**Short exercise**
From the entries that follow, reproduce exactly and only the lines from the line with "Clone this chart in matplotlib." to the line with "capsize=6, capthick=3.2, zorder=3)", endpoints included.

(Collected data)

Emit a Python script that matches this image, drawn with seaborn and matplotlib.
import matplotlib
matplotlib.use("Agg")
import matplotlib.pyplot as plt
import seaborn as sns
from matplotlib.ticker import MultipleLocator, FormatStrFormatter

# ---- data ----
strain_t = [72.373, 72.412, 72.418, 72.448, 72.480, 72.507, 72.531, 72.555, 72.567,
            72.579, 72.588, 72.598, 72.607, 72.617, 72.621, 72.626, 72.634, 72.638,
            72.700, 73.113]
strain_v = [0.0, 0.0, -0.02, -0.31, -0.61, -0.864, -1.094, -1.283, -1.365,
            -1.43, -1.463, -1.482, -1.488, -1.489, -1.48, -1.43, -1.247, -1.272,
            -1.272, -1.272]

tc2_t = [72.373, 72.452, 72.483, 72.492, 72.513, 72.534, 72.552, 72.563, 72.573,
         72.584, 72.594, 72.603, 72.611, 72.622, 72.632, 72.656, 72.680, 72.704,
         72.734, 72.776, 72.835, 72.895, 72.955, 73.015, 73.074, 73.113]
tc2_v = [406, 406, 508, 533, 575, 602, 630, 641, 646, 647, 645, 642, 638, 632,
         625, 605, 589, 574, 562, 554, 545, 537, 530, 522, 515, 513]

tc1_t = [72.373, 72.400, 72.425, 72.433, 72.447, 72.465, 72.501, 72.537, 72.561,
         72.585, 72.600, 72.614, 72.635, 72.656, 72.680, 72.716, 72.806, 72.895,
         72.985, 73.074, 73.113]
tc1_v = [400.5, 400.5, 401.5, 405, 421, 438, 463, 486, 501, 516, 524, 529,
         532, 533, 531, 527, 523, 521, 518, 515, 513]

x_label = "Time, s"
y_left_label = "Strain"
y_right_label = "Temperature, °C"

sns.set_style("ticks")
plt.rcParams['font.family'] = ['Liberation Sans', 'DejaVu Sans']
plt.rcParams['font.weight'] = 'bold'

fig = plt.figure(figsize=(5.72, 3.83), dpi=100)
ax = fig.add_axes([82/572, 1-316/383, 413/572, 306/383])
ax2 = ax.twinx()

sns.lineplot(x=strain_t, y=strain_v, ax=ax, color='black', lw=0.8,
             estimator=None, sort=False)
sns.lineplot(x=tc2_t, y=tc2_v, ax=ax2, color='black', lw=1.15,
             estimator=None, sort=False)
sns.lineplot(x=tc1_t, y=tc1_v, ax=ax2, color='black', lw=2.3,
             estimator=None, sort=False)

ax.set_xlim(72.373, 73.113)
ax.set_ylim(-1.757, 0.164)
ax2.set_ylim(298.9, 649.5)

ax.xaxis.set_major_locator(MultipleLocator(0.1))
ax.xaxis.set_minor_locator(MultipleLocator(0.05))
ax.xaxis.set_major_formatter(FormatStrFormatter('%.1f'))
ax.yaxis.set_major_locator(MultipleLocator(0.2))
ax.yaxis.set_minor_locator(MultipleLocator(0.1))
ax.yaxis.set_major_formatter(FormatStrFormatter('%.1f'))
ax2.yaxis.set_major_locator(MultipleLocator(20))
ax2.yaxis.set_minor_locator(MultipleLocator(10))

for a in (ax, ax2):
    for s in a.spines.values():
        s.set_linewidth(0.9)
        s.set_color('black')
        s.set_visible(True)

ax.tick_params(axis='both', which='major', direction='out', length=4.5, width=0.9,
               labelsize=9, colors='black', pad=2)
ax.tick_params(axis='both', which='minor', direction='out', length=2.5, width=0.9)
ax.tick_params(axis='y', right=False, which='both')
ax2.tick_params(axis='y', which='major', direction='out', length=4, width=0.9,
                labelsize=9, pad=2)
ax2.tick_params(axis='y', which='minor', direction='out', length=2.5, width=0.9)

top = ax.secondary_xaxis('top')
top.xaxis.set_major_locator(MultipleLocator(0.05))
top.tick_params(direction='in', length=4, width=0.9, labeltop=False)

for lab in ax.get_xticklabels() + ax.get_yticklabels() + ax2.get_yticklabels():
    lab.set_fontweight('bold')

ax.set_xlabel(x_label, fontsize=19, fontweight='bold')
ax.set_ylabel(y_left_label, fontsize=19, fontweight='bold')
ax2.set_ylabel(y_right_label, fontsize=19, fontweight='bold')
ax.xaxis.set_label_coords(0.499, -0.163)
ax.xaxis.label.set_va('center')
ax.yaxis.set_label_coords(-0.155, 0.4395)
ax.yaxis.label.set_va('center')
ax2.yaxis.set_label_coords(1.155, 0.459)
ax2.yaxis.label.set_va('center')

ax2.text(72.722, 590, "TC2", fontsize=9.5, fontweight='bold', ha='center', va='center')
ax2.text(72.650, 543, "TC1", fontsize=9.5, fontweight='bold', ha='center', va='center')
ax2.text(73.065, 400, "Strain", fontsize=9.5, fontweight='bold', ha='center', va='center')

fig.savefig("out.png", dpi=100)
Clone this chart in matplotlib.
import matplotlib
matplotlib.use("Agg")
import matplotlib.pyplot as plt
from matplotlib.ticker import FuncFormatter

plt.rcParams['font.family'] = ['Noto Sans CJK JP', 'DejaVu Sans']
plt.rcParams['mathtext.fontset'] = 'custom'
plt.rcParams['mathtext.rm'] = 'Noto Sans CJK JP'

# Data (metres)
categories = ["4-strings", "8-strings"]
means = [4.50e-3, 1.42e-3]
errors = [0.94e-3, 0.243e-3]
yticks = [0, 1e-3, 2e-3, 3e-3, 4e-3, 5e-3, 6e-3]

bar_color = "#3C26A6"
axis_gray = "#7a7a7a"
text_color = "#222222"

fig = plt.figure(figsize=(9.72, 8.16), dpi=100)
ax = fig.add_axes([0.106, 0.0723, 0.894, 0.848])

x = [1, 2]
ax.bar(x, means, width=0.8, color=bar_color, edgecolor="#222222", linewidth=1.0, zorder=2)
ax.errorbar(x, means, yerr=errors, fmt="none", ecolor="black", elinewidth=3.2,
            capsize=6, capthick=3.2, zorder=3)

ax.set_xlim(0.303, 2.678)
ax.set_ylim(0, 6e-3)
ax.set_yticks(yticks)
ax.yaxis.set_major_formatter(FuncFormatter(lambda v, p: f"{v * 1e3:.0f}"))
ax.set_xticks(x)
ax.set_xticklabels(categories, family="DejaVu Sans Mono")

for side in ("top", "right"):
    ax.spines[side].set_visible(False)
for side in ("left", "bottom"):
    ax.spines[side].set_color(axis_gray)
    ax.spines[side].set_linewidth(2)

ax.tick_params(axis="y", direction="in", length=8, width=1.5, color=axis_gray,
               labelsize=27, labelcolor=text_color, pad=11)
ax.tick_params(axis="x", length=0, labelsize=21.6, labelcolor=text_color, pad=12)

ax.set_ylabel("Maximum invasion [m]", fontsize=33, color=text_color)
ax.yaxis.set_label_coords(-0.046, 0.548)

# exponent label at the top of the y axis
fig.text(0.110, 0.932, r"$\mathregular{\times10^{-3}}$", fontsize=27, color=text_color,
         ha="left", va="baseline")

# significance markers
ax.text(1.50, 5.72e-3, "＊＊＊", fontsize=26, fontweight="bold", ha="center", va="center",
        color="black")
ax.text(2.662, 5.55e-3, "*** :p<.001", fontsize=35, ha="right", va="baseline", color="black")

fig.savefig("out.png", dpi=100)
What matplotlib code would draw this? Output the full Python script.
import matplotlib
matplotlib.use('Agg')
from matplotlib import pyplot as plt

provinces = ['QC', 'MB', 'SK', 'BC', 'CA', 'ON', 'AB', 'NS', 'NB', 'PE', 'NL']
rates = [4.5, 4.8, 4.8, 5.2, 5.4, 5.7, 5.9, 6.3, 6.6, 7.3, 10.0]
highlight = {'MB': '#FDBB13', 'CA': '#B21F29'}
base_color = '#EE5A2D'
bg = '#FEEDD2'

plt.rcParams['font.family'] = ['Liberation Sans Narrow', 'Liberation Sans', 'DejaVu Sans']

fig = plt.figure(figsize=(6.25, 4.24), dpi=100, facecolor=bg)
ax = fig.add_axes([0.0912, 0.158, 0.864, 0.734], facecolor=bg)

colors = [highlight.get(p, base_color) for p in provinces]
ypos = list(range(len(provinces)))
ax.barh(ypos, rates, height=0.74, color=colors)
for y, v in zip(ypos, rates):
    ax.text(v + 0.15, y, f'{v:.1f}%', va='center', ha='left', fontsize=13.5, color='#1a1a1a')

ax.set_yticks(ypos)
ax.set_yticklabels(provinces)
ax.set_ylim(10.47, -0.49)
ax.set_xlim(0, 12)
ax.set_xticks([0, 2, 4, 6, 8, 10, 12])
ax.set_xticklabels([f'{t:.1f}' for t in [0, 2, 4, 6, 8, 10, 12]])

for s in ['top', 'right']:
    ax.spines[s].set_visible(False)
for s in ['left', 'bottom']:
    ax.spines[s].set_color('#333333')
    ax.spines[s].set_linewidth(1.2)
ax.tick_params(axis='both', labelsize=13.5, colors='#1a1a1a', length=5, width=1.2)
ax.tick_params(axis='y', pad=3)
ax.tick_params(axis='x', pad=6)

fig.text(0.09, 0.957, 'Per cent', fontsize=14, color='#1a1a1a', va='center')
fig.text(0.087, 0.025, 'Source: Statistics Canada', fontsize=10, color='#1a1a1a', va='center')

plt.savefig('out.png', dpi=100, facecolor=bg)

**Answer to the exercise**
Clone this chart in matplotlib.
import matplotlib
matplotlib.use("Agg")
import matplotlib.pyplot as plt
from matplotlib.ticker import FuncFormatter

plt.rcParams['font.family'] = ['Noto Sans CJK JP', 'DejaVu Sans']
plt.rcParams['mathtext.fontset'] = 'custom'
plt.rcParams['mathtext.rm'] = 'Noto Sans CJK JP'

# Data (metres)
categories = ["4-strings", "8-strings"]
means = [4.50e-3, 1.42e-3]
errors = [0.94e-3, 0.243e-3]
yticks = [0, 1e-3, 2e-3, 3e-3, 4e-3, 5e-3, 6e-3]

bar_color = "#3C26A6"
axis_gray = "#7a7a7a"
text_color = "#222222"

fig = plt.figure(figsize=(9.72, 8.16), dpi=100)
ax = fig.add_axes([0.106, 0.0723, 0.894, 0.848])

x = [1, 2]
ax.bar(x, means, width=0.8, color=bar_color, edgecolor="#222222", linewidth=1.0, zorder=2)
ax.errorbar(x, means, yerr=errors, fmt="none", ecolor="black", elinewidth=3.2,
            capsize=6, capthick=3.2, zorder=3)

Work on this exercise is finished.